▶ **Supplied data**:
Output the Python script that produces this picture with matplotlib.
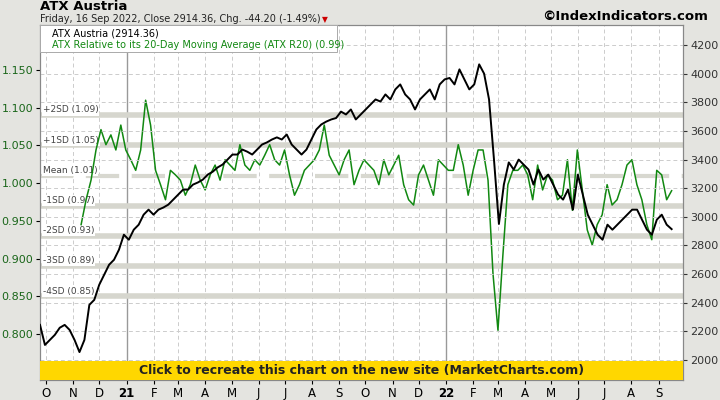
import matplotlib
matplotlib.use("Agg")
import matplotlib.pyplot as plt
from matplotlib.patches import Rectangle
import numpy as np
import pandas as pd

atx = [2245,2105,2140,2175,2225,2245,2210,2140,2055,2140,2385,2420,2525,2595,2665,2700,2770,2875,2840,2910,
       2945,3015,3050,3015,3050,3065,3085,3120,3155,3190,3190,3225,3240,3260,3295,3315,3345,3365,3400,3435,
       3435,3470,3455,3435,3470,3505,3520,3540,3555,3540,3575,3505,3470,3435,3470,3540,3610,3645,3665,3680,
       3690,3735,3715,3750,3680,3715,3750,3785,3820,3805,3855,3820,3890,3925,3855,3820,3750,3820,3855,3890,
       3820,3925,3960,3970,3925,4030,3960,3890,3925,4065,4000,3820,3400,2950,3225,3380,3330,3400,3365,3330,
       3225,3330,3260,3295,3225,3155,3120,3190,3050,3295,3155,3015,2945,2875,2840,2945,2910,2945,2980,3015,
       3050,3050,2980,2910,2875,2980,3015,2945,2914]
r20 = [0.945,0.978,1.004,1.044,1.071,1.051,1.064,1.044,1.077,1.044,1.031,1.017,1.044,1.110,1.077,1.017,0.998,0.978,
       1.017,1.011,1.004,0.984,0.998,1.024,1.004,0.991,1.011,1.024,1.004,1.031,1.024,1.017,1.051,1.024,1.017,1.031,
       1.024,1.037,1.051,1.031,1.024,1.044,1.011,0.984,0.998,1.017,1.024,1.031,1.044,1.077,1.037,1.024,1.011,1.031,
       1.044,0.998,1.017,1.031,1.024,1.017,0.998,1.031,1.011,1.024,1.037,0.998,0.978,0.971,1.011,1.024,1.004,0.984,
       1.031,1.024,1.017,1.017,1.051,1.024,0.984,1.017,1.044,1.044,1.004,0.880,0.805,0.905,0.998,1.017,1.017,1.024,
       1.011,0.978,1.024,0.991,1.011,1.004,0.978,0.984,1.031,0.964,1.044,0.991,0.938,0.918,0.945,0.958,0.998,0.971,
       0.978,0.998,1.024,1.031,0.998,0.978,0.945,0.925,1.017,1.011,0.978,0.990]
sd_labels = ["+2SD (1.09)","+1SD (1.05)","Mean (1.01)","-1SD (0.97)","-2SD (0.93)","-3SD (0.89)","-4SD (0.85)"]
sd_values = [1.09,1.05,1.01,0.97,0.93,0.89,0.85]
month_labels = ["O","N","D","21","F","M","A","M","J","J","A","S","O","N","D","22","F","M","A","M","J","J","A","S"]

d_atx = pd.date_range("2020-09-24","2022-09-16",periods=len(atx))
d_r20 = pd.date_range("2020-11-10","2022-09-16",periods=len(r20))

bg = "#e4e4e0"
green = "#118811"
fig = plt.figure(figsize=(7.2,4.0),dpi=100,facecolor=bg)
ax = fig.add_axes([40/720,20/400,643/720,355/400])   # left axis: R20
ax.set_facecolor("white")
ax.set_xlim(pd.Timestamp("2020-09-24"),pd.Timestamp("2022-09-29"))
ax.set_ylim(0.739,1.2097)
ticks = np.arange(0.80,1.151,0.05)
ax.set_yticks(ticks)
ax.set_yticklabels([f"{v:.3f}" for v in ticks],color="#1a661a")
ax.tick_params(axis="y",labelsize=8,length=3,pad=2)
months = pd.date_range("2020-10-01","2022-09-01",freq="MS")
ax.set_xticks(months)
ax.set_xticklabels(month_labels)
ax.tick_params(axis="x",labelsize=8.5,length=3,pad=2)
for lbl in ax.get_xticklabels():
    if lbl.get_text() in ("21","22"):
        lbl.set_fontweight("bold")
for m in months:
    if m.month == 1:
        ax.axvline(m,color="#999999",lw=1,zorder=0)
    else:
        ax.axvline(m,color="#cccccc",lw=0.7,ls=(0,(4,3)),zorder=0)
for v,l in zip(sd_values,sd_labels):
    if l.startswith("Mean"):
        ax.axhline(v,color="#d8d8d0",lw=3,ls=(0,(8,3)),zorder=1)
    else:
        ax.axhline(v,color="#d6d6ce",lw=4,zorder=1)
    ax.text(pd.Timestamp("2020-09-27"),v+0.007,l,fontsize=6.5,color="#444444",va="center",ha="left",
            bbox=dict(facecolor="white",edgecolor="none",pad=0.8),zorder=2)
ax.plot(d_r20,r20,color=green,lw=1.1,zorder=3)

ax2 = ax.twinx()   # right axis: price
ax2.set_ylim(1860,4340)
ax2.set_yticks(range(2000,4201,200))
ax2.tick_params(axis="y",labelsize=8,length=3,pad=2,colors="#333333")
for y in range(2000,4201,200):
    ax2.axhline(y,color="#cccccc",lw=0.7,ls=(0,(4,3)),zorder=0)
ax2.plot(d_atx,atx,color="black",lw=1.4,zorder=4)

ax2.add_patch(Rectangle((0,0),1,19/355,transform=ax2.transAxes,facecolor="#ffd700",edgecolor="none",zorder=10))
ax2.text(0.5,9.5/355,"Click to recreate this chart on the new site (MarketCharts.com)",transform=ax2.transAxes,
         ha="center",va="center",fontsize=9,fontweight="bold",color="#222222",zorder=11)
for a in (ax,ax2):
    for s in a.spines.values():
        s.set_color("#888888")

fig.patches.append(Rectangle((40/720,(400-52)/400),297/720,27/400,transform=fig.transFigure,facecolor="white",edgecolor="#aaaaaa",lw=0.7,zorder=20))
fig.text(52/720,(400-33)/400,"ATX Austria (2914.36)",fontsize=7,color="black",va="center",zorder=21)
fig.text(52/720,(400-45)/400,"ATX Relative to its 20-Day Moving Average (ATX R20) (0.99)",fontsize=7,color=green,va="center",zorder=21)
fig.lines.append(plt.Line2D([44/720,47/720],[(400-36)/400,(400-30)/400],transform=fig.transFigure,color="black",lw=1.5))
fig.lines.append(plt.Line2D([44/720,47/720],[(400-48)/400,(400-42)/400],transform=fig.transFigure,color=green,lw=1.5))

fig.text(40/720,(400-7)/400,"ATX Austria",fontsize=9.5,fontweight="bold",va="center")
fig.text(40/720,(400-19)/400,"Friday, 16 Sep 2022, Close 2914.36, Chg. -44.20 (-1.49%)",fontsize=7,va="center",color="#222222")
fig.text(322/720,(400-19.5)/400,"\u25BC",fontsize=5.5,color="#cc0000",va="center")
fig.text(708/720,(400-16)/400,"\u00A9IndexIndicators.com",fontsize=9.5,fontweight="bold",ha="right",va="center")
fig.savefig("out.png",dpi=100,facecolor=bg)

▶ **What to work on**:
In the data above, please extract the lines from the first one through the line with "import pandas as pd", exactly, and keep pictures out.

▶ **Solution to this exercise**:
Output the Python script that produces this picture with matplotlib.
import matplotlib
matplotlib.use("Agg")
import matplotlib.pyplot as plt
from matplotlib.patches import Rectangle
import numpy as np
import pandas as pd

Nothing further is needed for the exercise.